Signatures of diffusion and ballistic transport in the stiffness, dynamical correlation functions, and statistics of one-dimensional systems

Abstract

Integrable and nonintegrable systems have very different transport properties. In this paper, we highlight these differences for specific one-dimensional models of interacting lattice fermions. The technique used is a finite temperature numerical calculation of the adiabatic stiffness (also called the Drude weight or charge stiffness) and isothermal stiffness (also called the "Meissner" stiffness) in electrical and energy transport, and the momentum dependent dynamical conductivities σ(q,ω) and κ(q,ω). We apply a flux twist to break the Kramers degeneracy; thus, allowing us to focus on the effect of the dynamical degeneracies in the integrable system. In this situation, we show that the isothermal stiffness goes to zero rapidly with the system size for both types of systems even at high temperatures; while the adiabatic stiffness appears to go to zero in the nonintegrable system and to a finite value in the integrable one.
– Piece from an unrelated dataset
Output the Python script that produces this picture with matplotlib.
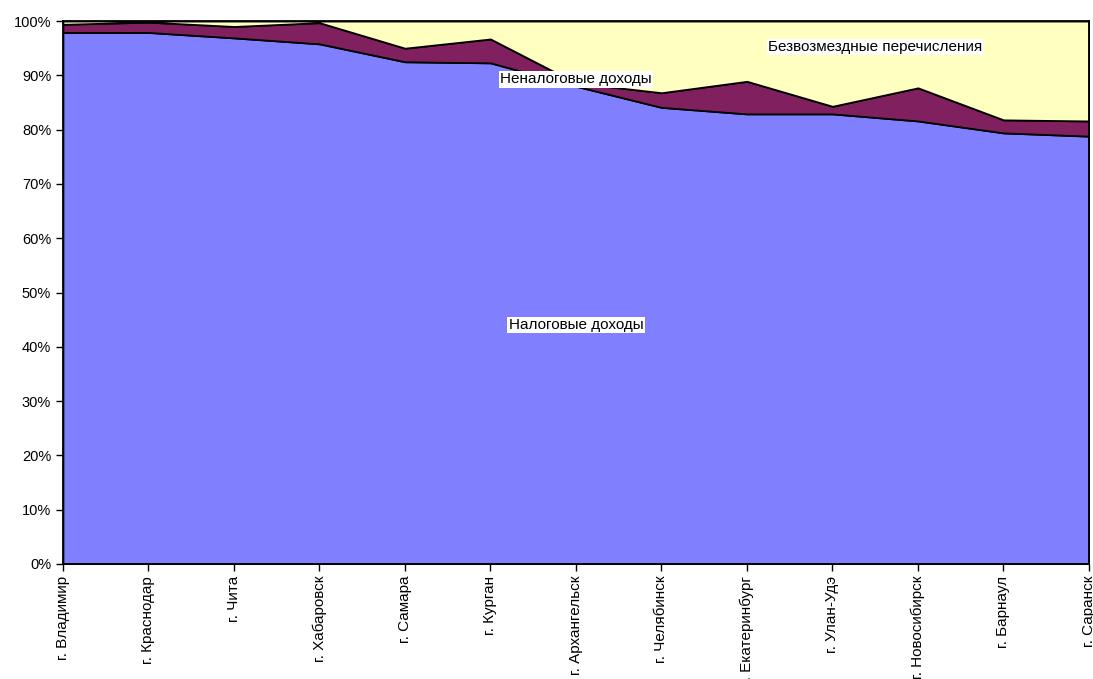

We analyze this difference in terms of the statistics of the current matrix elements and the degeneracies of the systems, and show that in the integrable system, despite the presence of degeneracies, the dominant contribution to the adiabatic stiffness comes from large-current-carrying nondegenerate states. We also show that energy transport at nonzero ω and q occurs within a banded continuum in the integrable system indicative of ballistic transport while the nonintegrable system shows diffusion but with the existence of overdamped excitations at large values of momentum.